The Chisholm Trail in Texas

Cowboys

The first cowboys were the vaqueros of South and Central America, and the Cracker from Southeastern United States – so nicknamed for the “crack” of his stockwhip.

Welcome to our permanent exhibit, Ranching Heritage of the Guadalupe River Valley. Join us to explore the characters and stories we all thought we knew from Westerns: the cowboy, ranching, and life on the trail. Discover the local lore and history that link DeWitt County to the story of the Chisholm Trail in Texas.

The Chisholm Trail: A Great Migration of Men and Animals

In 1883, all the cattle in the world seemed to be coming up out of Texas. When I rode up on a little hill to look for the horses, I could see seven herds behind us. I knew that there were eight herds ahead of us, and I could see the dust from thirteen more of them on the other side of the river.
– Teddy Blue Abbott on the North Platte River, 1883

Nine million cattle were driven over trails from Texas to northern markets between 1867 and 1890. In the early years most of those cattle came from South Texas, where they were raised by ranchers who practiced a system of open-range ranching characterized by unfenced pastures, annual roundups of cattle, and long trail drives to markets. The cowboys who tended these cattle and drove them north became iconic American heroes in the 1880s and 1890s.

Map of the Chisholm Trail in TexasFeeding a Hungry Nation After the Civil War a huge market for beef opened in the northeastern United States. In 1867 cattle that could be bought for $4 a head in Texas sold for $40 a head at Eastern packing plants. That year entrepreneur Joseph G. McCoy built a 250-acre stockyard by the Kansas Pacific Railroad’s tracks in Abilene, Kansas and popularized the route of the Chisholm Trail, which ran north from South Texas, crossed the Red River at Red River Station in Montague County, Texas, and followed a wagon road laid out by Indian trader Jesse Chisholm across what is now Oklahoma to Abilene. As the line of settlement moved progressively west in Kansas, Abilene ceased to be a shipping point and the trail’s terminus moved westward to Ellsworth, Junction City, Newton, Wichita, and Caldwell. By 1879 a new trail, the Western Trail, which crossed the Red River at Doan’s Store in Wilbarger County and ended at Dodge City, Kansas, had supplanted the Chisholm Trail.

Life on the Trail Texas cattle were driven to northern markets to railheads in Kansas, then being shipped by rail to slaughterhouses and meat-packers in Chicago, from where the beef was distributed to cities on the East Coast. The cattle were moved north in herds of two or three thousand animals by contractors who specialized in trail-driving. Between 1867 and 1890 about nine million cattle walked from Texas to Kansas as trail herds. For the cowboy, trail drives meant weeks of grueling monotony and hardship interspersed with hours of very real danger. River crossings were dangerous; lightning storms and stampedes could be fatal.

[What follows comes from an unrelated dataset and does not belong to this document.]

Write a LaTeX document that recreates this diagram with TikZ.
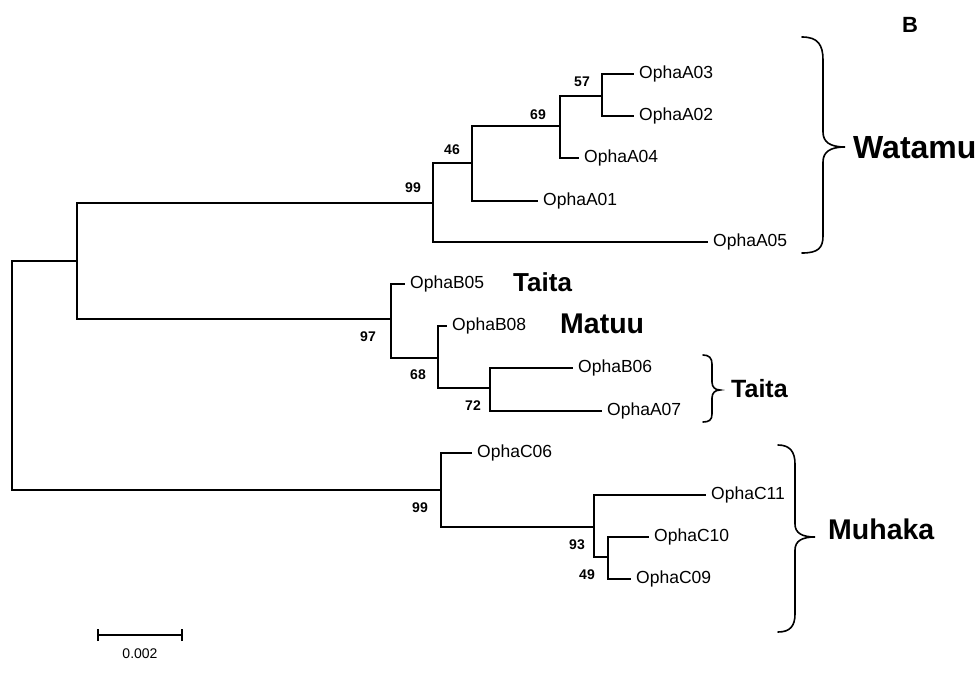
\documentclass[tikz,border=0pt]{standalone}
\usepackage{fontspec}
\setmainfont{Liberation Sans}
\begin{document}
\begin{tikzpicture}[x=1pt,y=-1pt,
  branch/.style={line width=1.6pt, line cap=rect, line join=miter},
  leaf/.style={anchor=west, inner xsep=6pt, inner ysep=0pt, font=\fontsize{17.5}{20}\selectfont},
  boot/.style={inner sep=0pt, font=\fontsize{14}{16}\bfseries\selectfont},
  place/.style={anchor=west, inner sep=0pt, font=\fontsize{#1}{#1}\bfseries\selectfont},
  bracecurve/.style={line width=1.6pt, line cap=round}]
\useasboundingbox (0,0) rectangle (976,672);

% internal nodes
\coordinate (R) at (12,375);
\coordinate (X) at (77,261);
\coordinate (A99) at (433,203);
\coordinate (A46) at (472,163);
\coordinate (A69) at (560,126);
\coordinate (A57) at (602,96);
\coordinate (B97) at (391,319);
\coordinate (B68) at (438,358);
\coordinate (B72) at (490,388);
\coordinate (C99) at (441,490);
\coordinate (C93) at (594,527);
\coordinate (C49) at (608,557);

% leaves
\node[leaf] (A03) at (633,74) {OphaA03};
\node[leaf] (A02) at (633,116) {OphaA02};
\node[leaf] (A04) at (578,158) {OphaA04};
\node[leaf] (A01) at (537,201) {OphaA01};
\node[leaf] (A05) at (707,242) {OphaA05};
\node[leaf] (B05) at (404,284) {OphaB05};
\node[leaf] (B08) at (446,326) {OphaB08};
\node[leaf] (B06) at (572,368) {OphaB06};
\node[leaf] (A07) at (601,411) {OphaA07};
\node[leaf] (C06) at (471,453) {OphaC06};
\node[leaf] (C11) at (705,495) {OphaC11};
\node[leaf] (C10) at (648,537) {OphaC10};
\node[leaf] (C09) at (630,579) {OphaC09};

% branches
\draw[branch] (R) |- (X);
\draw[branch] (R) |- (C99);
\draw[branch] (X) |- (A99);
\draw[branch] (X) |- (B97);
\draw[branch] (A99) |- (A46);
\draw[branch] (A99) |- (A05.west);
\draw[branch] (A46) |- (A69);
\draw[branch] (A46) |- (A01.west);
\draw[branch] (A69) |- (A57);
\draw[branch] (A69) |- (A04.west);
\draw[branch] (A57) |- (A03.west);
\draw[branch] (A57) |- (A02.west);
\draw[branch] (B97) |- (B05.west);
\draw[branch] (B97) |- (B68);
\draw[branch] (B68) |- (B08.west);
\draw[branch] (B68) |- (B72);
\draw[branch] (B72) |- (B06.west);
\draw[branch] (B72) |- (A07.west);
\draw[branch] (C99) |- (C06.west);
\draw[branch] (C99) |- (C93);
\draw[branch] (C93) |- (C11.west);
\draw[branch] (C93) |- (C49);
\draw[branch] (C49) |- (C10.west);
\draw[branch] (C49) |- (C09.west);

% bootstrap values
\node[boot] (bA99) at (413,188) {99};
\node[boot] (bA46) at (452,150) {46};
\node[boot] (bA69) at (538,115) {69};
\node[boot] (bA57) at (582,82) {57};
\node[boot] (bB97) at (368,337) {97};
\node[boot] (bB68) at (418,375) {68};
\node[boot] (bB72) at (473,406) {72};
\node[boot] (bC99) at (420,508) {99};
\node[boot] (bC93) at (577,545) {93};
\node[boot] (bC49) at (587,575) {49};

% place labels
\node[place=26] (taita1) at (513,282) {Taita};
\node[place=28.5] (matuu) at (560,324) {Matuu};
\node[place=32] (watamu) at (853,148) {Watamu};
\node[place=25] (taita2) at (731,389) {Taita};
\node[place=28.5] (muhaka) at (828,529) {Muhaka};
\node[inner sep=0pt, font=\fontsize{22}{22}\bfseries\selectfont] (panel) at (910,25) {B};

% braces
\coordinate (w1) at (802,37);
\coordinate (w2) at (802,253);
\draw[bracecurve] (w1) .. controls (818,37) and (823,45) .. (823,60) -- (823,132)
  .. controls (823,142) and (830,147) .. (845,147)
  .. controls (830,147) and (823,152) .. (823,162) -- (823,236)
  .. controls (823,248) and (818,253) .. (w2);
\coordinate (t1) at (703,355);
\coordinate (t2) at (703,422);
\draw[bracecurve] (t1) .. controls (709,355) and (712,358) .. (712,364) -- (712,382)
  .. controls (712,387) and (715,390) .. (720,390)
  .. controls (715,390) and (712,393) .. (712,398) -- (712,414)
  .. controls (712,420) and (709,422) .. (t2);
\coordinate (m1) at (778,445);
\coordinate (m2) at (778,632);
\draw[bracecurve] (m1) .. controls (790,445) and (795,452) .. (795,464) -- (795,524)
  .. controls (795,533) and (802,537) .. (815,537)
  .. controls (802,537) and (795,541) .. (795,550) -- (795,614)
  .. controls (795,626) and (790,632) .. (m2);

% scale bar
\coordinate (s1) at (98,635);
\coordinate (s2) at (182,635);
\draw[line width=1.3pt] (s1) -- (s2);
\draw[line width=1.3pt] ([yshift=-6]s1) -- ([yshift=6]s1);
\draw[line width=1.3pt] ([yshift=-6]s2) -- ([yshift=6]s2);
\node[inner sep=0pt, font=\fontsize{14}{16}\selectfont] (scale) at (140,654) {0.002};
\end{tikzpicture}
\end{document}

A trail herd was moved by a trail boss and eight or ten cowboys and was accompanied by a horse herd, a cook, and a chuck wagon, which carried a two-month supply of groceries, cooking equipment, and the cowboys’ bedrolls. On the trail, the chuck wagon was the center of the cowboy’s universe.

By 1890 railroads had penetrated into Texas and there was no longer a need to drive cattle to Kansas in order to ship them to market. Combined with the introduction of pastures fenced with barbed wire, it meant the end of the era of the great trail drives. Even so, it was merely the beginning of the world’s fascination with the legendary Texas cowboy.